В Венгрии случались порой странные и прискорбные события, которые становились предметом разговоров. Новый пастор, отец Янош, сменивший своего предшественника Андраша Бертони, скончавшегося в возрасте 85 лет, был не на шутку озадачен тем, что творилось в его приходе. Иногда ему приходилось среди ночи участвовать в каких-то подозрительных погребальных обрядах, не прийти на которые он не мог: сан обязывал. А еще бывали случаи, и тоже обязательно ночью, когда его приглашали для того, чтобы освятить безымянный холмик на краю поля, и преподобный Янош не имел ни малейшего представления, кто или что покоится там, под этим наспех насыпанным земляным бугорком. Сама графиня никогда не присутствовала на подобных церемониях. Лишь двое-трое слуг да страхолюдная Дорко маячили во мраке поблизости. Была еще какая-то женщина, юбка и руки которой неизменно оказывались вымазанными землей. До святого отца конечно же доходили слухи из Пресбурга и Вены, куда графиня выезжала погостить и порой гостила долго, но он поначалу не очень-то верил, что Эржебет и вправду так жестока, как утверждала людская молва. Ему казалось, что он успел неплохо узнать эту женщину. Да, она сурова, надменна, сумасбродна. Да, порой своенравно обходится со слугами. А кто, скажите, из венгерской знати не своенравен? К тому же Эржебет была женщиной образованной. И вдобавок она – не в пример некоторым – не совала свой нос в приходские дела. А до деяний графини в Вене священнику и вовсе не было дела. Графиня имела обыкновение два-три раза в год наведываться в город. В постоялом дворе, примыкавшем к католическому монастырю и собору, да и не только там, ее давно уже называли не иначе как Кровавая Графиня. Ходило множество историй о струившейся в занимаемых графиней покоях крови, о пронзительных воплях умерщвляемых девушек, о посылаемых монахами на голову нечестивицы проклятиях, доносившихся из-за стен монастыря по соседству.
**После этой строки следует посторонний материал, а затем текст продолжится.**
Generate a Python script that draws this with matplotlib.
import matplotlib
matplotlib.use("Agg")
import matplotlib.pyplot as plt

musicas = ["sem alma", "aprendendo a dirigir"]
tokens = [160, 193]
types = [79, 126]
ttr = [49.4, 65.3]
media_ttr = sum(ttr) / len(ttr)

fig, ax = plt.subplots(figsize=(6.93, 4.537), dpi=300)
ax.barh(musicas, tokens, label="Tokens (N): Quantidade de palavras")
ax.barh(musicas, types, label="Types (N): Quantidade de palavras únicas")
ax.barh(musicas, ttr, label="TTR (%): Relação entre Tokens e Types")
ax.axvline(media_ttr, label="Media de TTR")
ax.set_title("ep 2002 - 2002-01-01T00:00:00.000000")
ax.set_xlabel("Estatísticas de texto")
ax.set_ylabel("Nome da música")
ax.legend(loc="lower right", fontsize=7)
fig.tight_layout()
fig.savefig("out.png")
Несмотря ни на что, священник твердо стоял на своем – до того памятного дня, когда вскоре после недавних похорон нескольких девушек, скончавшихся от неведомой болезни, Эржебет не повелела ему совершить печальный обряд и над Илоной Харци. Илону знали все: она частенько напевала задорные словацкие песни своим дивным голосом. Случалось ей исполнять псалмы в церкви и баллады в замке. По воле графини этот голос, который никого не оставлял равнодушным, умолк. А кровь девушки она использовала для того, чтобы, по легенде, оторвавшись от земли, словно по серебряной нити, возноситься на крышу дома и часовни. Вполне возможно, что Эржебет подвергла Илону страшным пыткам в Вене, откуда ее истерзанную и еле живую повезли в Чейте. По дороге она умерла, так что домой графиня прибыла со страшным грузом, завернутым в простыню. Эржебет приказала, чтобы обряд совершили честь по чести, с соблюдением всех полагающихся формальностей. Пастор же должен был в своей проповеди сказать, что смерть Илоны – это наказание ей за непослушание. Но на этот раз утаить обстоятельства очередной загадочной смерти было невозможно. Отец Янош отказался совершить обряд, и тело предали земле без долгих церемоний.
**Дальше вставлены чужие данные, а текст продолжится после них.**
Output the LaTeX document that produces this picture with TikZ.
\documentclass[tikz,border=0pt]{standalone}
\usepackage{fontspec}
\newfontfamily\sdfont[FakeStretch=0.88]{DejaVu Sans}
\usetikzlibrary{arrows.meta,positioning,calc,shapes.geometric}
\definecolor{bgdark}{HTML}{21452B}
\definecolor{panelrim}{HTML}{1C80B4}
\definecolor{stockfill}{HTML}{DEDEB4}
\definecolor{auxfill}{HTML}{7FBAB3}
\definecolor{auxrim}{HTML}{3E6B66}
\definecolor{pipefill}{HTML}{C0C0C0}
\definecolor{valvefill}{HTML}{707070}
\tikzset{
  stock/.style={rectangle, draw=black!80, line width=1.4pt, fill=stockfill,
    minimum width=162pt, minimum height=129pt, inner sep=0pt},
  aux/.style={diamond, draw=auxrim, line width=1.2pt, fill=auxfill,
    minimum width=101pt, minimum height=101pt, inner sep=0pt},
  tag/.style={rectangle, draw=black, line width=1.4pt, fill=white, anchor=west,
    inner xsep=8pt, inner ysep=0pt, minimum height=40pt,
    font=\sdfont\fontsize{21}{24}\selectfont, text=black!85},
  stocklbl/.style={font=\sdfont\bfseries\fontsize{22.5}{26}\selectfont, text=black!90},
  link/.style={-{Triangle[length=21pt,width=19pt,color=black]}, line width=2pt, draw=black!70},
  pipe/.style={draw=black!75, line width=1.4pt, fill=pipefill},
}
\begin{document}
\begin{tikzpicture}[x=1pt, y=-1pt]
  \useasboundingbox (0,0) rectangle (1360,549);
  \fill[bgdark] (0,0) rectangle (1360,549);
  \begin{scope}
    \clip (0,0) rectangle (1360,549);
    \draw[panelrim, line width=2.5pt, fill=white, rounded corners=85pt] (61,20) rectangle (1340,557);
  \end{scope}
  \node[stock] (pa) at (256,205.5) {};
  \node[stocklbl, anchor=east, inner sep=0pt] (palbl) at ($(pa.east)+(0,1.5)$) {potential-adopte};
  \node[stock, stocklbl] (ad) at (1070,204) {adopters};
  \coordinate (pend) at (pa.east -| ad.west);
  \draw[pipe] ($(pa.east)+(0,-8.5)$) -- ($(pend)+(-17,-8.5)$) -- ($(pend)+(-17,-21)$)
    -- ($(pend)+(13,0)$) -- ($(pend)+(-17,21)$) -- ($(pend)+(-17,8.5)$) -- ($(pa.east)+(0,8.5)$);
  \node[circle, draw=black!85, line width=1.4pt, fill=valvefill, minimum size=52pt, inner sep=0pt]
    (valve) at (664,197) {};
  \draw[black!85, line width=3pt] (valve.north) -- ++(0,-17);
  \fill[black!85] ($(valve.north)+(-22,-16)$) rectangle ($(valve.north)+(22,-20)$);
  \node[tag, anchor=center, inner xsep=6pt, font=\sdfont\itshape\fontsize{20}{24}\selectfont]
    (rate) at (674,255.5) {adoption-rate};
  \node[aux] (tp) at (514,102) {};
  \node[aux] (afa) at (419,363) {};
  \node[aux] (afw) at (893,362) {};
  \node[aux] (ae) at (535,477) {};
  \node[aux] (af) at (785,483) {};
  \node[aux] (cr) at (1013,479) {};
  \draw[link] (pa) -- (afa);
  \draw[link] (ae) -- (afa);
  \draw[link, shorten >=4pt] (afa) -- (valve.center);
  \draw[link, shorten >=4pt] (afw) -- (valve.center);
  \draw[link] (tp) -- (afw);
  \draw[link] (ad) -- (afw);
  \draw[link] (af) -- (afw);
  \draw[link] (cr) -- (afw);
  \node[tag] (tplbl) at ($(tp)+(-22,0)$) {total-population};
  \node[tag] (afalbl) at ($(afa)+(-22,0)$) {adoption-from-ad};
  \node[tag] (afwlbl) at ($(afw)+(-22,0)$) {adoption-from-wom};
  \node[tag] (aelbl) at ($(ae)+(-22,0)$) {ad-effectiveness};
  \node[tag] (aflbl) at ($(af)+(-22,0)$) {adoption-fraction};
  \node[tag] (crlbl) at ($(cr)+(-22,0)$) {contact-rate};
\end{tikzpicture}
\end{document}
После этого случая отношения пастора и Эржебет были безнадежно испорчены. «Не вмешивайтесь в то, что происходит в замке, и я не буду вмешиваться в дела вашей церкви». Такой компромисс предложила графиня. Компромисс имел и сугубо материальную подоплеку. Ведь Эржебет выплачивала церкви каждый год восемь золотых флоринов, а также давала сорок центнеров кукурузы и десять огромных кувшинов вина. Это не был подарок, поскольку в свое время графиня завладела частью угодий церкви, но исправно выплачивала церковную десятину.